**Your objective**: Your task is to transcribe, without alteration, the lines from the top of the material below through the line bearing "9.7, 9.7, 10]", inclusive.

**Given material**:

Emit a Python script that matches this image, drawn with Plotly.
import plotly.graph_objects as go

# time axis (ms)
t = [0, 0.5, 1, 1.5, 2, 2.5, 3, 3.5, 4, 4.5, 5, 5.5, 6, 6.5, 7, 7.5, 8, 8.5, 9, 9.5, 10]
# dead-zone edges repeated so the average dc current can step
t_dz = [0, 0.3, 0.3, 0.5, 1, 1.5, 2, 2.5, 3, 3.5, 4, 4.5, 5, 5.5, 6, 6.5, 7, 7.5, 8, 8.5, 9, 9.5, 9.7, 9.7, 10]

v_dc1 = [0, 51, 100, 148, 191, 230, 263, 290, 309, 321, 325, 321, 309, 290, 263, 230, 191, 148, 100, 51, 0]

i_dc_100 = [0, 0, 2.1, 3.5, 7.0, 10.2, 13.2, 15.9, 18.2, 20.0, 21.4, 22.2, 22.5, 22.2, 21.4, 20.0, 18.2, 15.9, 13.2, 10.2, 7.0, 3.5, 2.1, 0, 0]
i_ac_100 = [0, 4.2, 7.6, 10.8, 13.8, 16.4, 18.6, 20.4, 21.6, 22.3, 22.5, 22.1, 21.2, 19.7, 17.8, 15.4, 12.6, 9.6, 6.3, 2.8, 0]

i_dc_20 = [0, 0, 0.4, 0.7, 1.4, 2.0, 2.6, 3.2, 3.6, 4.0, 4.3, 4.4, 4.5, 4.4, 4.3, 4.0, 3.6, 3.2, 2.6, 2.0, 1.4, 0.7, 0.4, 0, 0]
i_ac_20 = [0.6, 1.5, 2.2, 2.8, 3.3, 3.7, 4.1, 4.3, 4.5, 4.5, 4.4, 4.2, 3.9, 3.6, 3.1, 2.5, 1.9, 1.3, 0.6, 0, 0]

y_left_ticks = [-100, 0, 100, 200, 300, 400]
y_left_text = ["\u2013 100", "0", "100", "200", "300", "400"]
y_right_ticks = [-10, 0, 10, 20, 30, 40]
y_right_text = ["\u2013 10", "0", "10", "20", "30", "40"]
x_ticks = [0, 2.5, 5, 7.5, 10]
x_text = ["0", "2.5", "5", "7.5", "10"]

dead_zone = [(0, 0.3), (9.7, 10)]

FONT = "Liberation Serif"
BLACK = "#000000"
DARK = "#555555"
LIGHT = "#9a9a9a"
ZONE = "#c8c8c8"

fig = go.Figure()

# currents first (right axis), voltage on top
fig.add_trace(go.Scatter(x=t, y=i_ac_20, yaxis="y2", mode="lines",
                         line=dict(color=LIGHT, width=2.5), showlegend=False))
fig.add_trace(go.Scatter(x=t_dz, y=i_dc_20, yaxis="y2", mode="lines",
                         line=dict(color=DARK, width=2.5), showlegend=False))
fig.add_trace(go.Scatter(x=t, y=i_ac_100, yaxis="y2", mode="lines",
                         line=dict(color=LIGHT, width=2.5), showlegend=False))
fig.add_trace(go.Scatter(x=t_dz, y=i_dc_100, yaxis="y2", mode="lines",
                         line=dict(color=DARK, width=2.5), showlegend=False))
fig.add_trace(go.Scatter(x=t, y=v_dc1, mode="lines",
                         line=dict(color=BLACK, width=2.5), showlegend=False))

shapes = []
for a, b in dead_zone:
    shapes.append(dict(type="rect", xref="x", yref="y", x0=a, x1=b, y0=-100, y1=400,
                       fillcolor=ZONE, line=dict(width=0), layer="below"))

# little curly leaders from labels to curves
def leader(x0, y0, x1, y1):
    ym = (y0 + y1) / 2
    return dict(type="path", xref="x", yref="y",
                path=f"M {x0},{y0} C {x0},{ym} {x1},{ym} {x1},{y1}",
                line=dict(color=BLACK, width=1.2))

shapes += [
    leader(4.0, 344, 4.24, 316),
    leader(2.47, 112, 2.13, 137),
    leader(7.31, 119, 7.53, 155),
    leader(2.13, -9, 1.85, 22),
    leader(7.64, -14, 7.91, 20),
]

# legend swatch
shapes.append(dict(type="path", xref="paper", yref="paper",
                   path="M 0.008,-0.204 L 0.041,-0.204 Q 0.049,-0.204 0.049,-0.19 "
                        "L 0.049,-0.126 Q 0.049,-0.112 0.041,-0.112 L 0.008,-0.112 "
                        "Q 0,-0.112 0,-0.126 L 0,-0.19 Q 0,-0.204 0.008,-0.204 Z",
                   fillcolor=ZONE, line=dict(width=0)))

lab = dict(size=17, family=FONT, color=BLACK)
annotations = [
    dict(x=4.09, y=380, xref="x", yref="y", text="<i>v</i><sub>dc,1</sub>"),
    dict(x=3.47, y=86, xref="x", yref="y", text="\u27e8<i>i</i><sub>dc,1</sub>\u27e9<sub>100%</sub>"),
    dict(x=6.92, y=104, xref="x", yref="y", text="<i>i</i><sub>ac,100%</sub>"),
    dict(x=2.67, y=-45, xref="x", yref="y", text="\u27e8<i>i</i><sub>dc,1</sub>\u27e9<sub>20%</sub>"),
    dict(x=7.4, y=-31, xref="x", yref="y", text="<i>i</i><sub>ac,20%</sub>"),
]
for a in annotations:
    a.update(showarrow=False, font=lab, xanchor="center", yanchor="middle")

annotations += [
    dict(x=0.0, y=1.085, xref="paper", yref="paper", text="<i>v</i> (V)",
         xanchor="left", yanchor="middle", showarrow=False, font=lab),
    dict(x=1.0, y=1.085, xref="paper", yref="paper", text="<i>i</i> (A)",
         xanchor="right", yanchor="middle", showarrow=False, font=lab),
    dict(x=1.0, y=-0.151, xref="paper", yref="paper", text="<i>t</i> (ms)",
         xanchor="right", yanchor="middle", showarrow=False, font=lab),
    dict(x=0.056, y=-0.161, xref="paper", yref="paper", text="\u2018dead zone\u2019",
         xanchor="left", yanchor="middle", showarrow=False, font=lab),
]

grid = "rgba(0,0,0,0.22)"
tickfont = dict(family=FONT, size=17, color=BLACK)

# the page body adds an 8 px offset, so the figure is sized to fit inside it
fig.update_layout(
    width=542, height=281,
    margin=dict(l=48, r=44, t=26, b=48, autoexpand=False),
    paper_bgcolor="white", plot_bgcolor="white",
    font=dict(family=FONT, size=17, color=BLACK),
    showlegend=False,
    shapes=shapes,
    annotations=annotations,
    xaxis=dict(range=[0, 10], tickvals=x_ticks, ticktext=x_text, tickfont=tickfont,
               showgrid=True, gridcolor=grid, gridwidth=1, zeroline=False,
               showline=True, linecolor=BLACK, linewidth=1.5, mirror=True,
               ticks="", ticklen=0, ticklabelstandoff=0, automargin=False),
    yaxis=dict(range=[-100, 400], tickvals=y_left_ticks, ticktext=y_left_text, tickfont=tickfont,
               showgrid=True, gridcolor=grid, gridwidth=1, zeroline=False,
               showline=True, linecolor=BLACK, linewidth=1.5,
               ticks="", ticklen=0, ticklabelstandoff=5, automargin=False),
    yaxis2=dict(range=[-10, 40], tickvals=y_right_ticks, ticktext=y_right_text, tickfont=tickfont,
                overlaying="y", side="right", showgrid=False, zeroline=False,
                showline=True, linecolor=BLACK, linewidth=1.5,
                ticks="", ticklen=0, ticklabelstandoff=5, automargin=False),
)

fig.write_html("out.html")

**Solved problem**:
Emit a Python script that matches this image, drawn with Plotly.
import plotly.graph_objects as go

# time axis (ms)
t = [0, 0.5, 1, 1.5, 2, 2.5, 3, 3.5, 4, 4.5, 5, 5.5, 6, 6.5, 7, 7.5, 8, 8.5, 9, 9.5, 10]
# dead-zone edges repeated so the average dc current can step
t_dz = [0, 0.3, 0.3, 0.5, 1, 1.5, 2, 2.5, 3, 3.5, 4, 4.5, 5, 5.5, 6, 6.5, 7, 7.5, 8, 8.5, 9, 9.5, 9.7, 9.7, 10]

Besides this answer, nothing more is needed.